* _EXERCISE TASK_
All of the data should be repeated exactly; pictures are not part of the copy.

-- START DATA EXTRACT --

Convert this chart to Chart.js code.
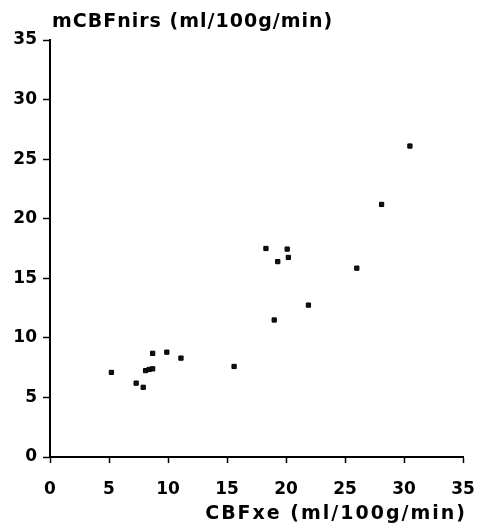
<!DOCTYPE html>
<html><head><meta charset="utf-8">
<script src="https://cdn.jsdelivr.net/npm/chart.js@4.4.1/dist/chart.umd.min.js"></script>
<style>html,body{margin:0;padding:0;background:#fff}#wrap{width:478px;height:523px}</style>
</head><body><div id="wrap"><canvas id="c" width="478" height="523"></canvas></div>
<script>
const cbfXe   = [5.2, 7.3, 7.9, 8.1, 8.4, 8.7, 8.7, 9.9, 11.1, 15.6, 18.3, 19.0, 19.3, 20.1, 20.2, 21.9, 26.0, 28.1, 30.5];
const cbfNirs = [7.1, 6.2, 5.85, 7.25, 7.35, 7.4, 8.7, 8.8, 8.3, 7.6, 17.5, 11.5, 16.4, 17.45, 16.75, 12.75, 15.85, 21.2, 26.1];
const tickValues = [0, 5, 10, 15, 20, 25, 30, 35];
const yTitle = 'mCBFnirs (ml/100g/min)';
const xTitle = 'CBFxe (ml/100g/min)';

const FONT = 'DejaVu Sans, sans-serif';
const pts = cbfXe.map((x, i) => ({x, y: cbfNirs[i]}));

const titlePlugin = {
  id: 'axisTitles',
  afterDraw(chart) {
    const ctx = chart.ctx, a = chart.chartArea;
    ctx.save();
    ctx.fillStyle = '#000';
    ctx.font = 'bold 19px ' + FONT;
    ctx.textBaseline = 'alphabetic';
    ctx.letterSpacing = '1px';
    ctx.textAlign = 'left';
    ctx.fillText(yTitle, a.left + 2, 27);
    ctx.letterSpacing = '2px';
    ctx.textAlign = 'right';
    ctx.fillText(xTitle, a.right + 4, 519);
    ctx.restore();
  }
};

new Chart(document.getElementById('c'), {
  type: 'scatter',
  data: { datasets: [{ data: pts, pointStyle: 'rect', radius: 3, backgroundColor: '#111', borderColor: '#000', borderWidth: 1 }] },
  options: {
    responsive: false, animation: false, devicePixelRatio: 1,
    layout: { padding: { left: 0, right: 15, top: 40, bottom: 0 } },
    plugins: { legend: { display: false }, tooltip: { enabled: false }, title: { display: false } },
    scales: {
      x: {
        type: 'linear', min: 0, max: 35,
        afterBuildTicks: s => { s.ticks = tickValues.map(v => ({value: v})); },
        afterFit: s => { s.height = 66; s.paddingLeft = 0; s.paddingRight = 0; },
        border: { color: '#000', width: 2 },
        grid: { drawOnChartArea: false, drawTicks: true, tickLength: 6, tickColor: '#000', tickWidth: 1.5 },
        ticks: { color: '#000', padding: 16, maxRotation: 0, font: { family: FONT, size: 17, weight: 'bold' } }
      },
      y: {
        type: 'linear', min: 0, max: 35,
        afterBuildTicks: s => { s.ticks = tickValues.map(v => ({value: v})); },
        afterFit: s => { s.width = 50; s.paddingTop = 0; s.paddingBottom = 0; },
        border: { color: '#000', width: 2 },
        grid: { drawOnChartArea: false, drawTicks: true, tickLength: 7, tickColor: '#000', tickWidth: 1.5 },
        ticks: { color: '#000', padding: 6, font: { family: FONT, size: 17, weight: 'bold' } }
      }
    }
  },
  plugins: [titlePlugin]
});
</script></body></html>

-- END DATA EXTRACT --

* _PROBLEM SOLUTION_
Convert this chart to Chart.js code.
<!DOCTYPE html>
<html><head><meta charset="utf-8">
<script src="https://cdn.jsdelivr.net/npm/chart.js@4.4.1/dist/chart.umd.min.js"></script>
<style>html,body{margin:0;padding:0;background:#fff}#wrap{width:478px;height:523px}</style>
</head><body><div id="wrap"><canvas id="c" width="478" height="523"></canvas></div>
<script>
const cbfXe   = [5.2, 7.3, 7.9, 8.1, 8.4, 8.7, 8.7, 9.9, 11.1, 15.6, 18.3, 19.0, 19.3, 20.1, 20.2, 21.9, 26.0, 28.1, 30.5];
const cbfNirs = [7.1, 6.2, 5.85, 7.25, 7.35, 7.4, 8.7, 8.8, 8.3, 7.6, 17.5, 11.5, 16.4, 17.45, 16.75, 12.75, 15.85, 21.2, 26.1];
const tickValues = [0, 5, 10, 15, 20, 25, 30, 35];
const yTitle = 'mCBFnirs (ml/100g/min)';
const xTitle = 'CBFxe (ml/100g/min)';

const FONT = 'DejaVu Sans, sans-serif';
const pts = cbfXe.map((x, i) => ({x, y: cbfNirs[i]}));

const titlePlugin = {
  id: 'axisTitles',
  afterDraw(chart) {
    const ctx = chart.ctx, a = chart.chartArea;
    ctx.save();
    ctx.fillStyle = '#000';
    ctx.font = 'bold 19px ' + FONT;
    ctx.textBaseline = 'alphabetic';
    ctx.letterSpacing = '1px';
    ctx.textAlign = 'left';
    ctx.fillText(yTitle, a.left + 2, 27);
    ctx.letterSpacing = '2px';
    ctx.textAlign = 'right';
    ctx.fillText(xTitle, a.right + 4, 519);
    ctx.restore();
  }
};

new Chart(document.getElementById('c'), {
  type: 'scatter',
  data: { datasets: [{ data: pts, pointStyle: 'rect', radius: 3, backgroundColor: '#111', borderColor: '#000', borderWidth: 1 }] },
  options: {
    responsive: false, animation: false, devicePixelRatio: 1,
    layout: { padding: { left: 0, right: 15, top: 40, bottom: 0 } },
    plugins: { legend: { display: false }, tooltip: { enabled: false }, title: { display: false } },
    scales: {
      x: {
        type: 'linear', min: 0, max: 35,
        afterBuildTicks: s => { s.ticks = tickValues.map(v => ({value: v})); },
        afterFit: s => { s.height = 66; s.paddingLeft = 0; s.paddingRight = 0; },
        border: { color: '#000', width: 2 },
        grid: { drawOnChartArea: false, drawTicks: true, tickLength: 6, tickColor: '#000', tickWidth: 1.5 },
        ticks: { color: '#000', padding: 16, maxRotation: 0, font: { family: FONT, size: 17, weight: 'bold' } }
      },
      y: {
        type: 'linear', min: 0, max: 35,
        afterBuildTicks: s => { s.ticks = tickValues.map(v => ({value: v})); },
        afterFit: s => { s.width = 50; s.paddingTop = 0; s.paddingBottom = 0; },
        border: { color: '#000', width: 2 },
        grid: { drawOnChartArea: false, drawTicks: true, tickLength: 7, tickColor: '#000', tickWidth: 1.5 },
        ticks: { color: '#000', padding: 6, font: { family: FONT, size: 17, weight: 'bold' } }
      }
    }
  },
  plugins: [titlePlugin]
});
</script></body></html>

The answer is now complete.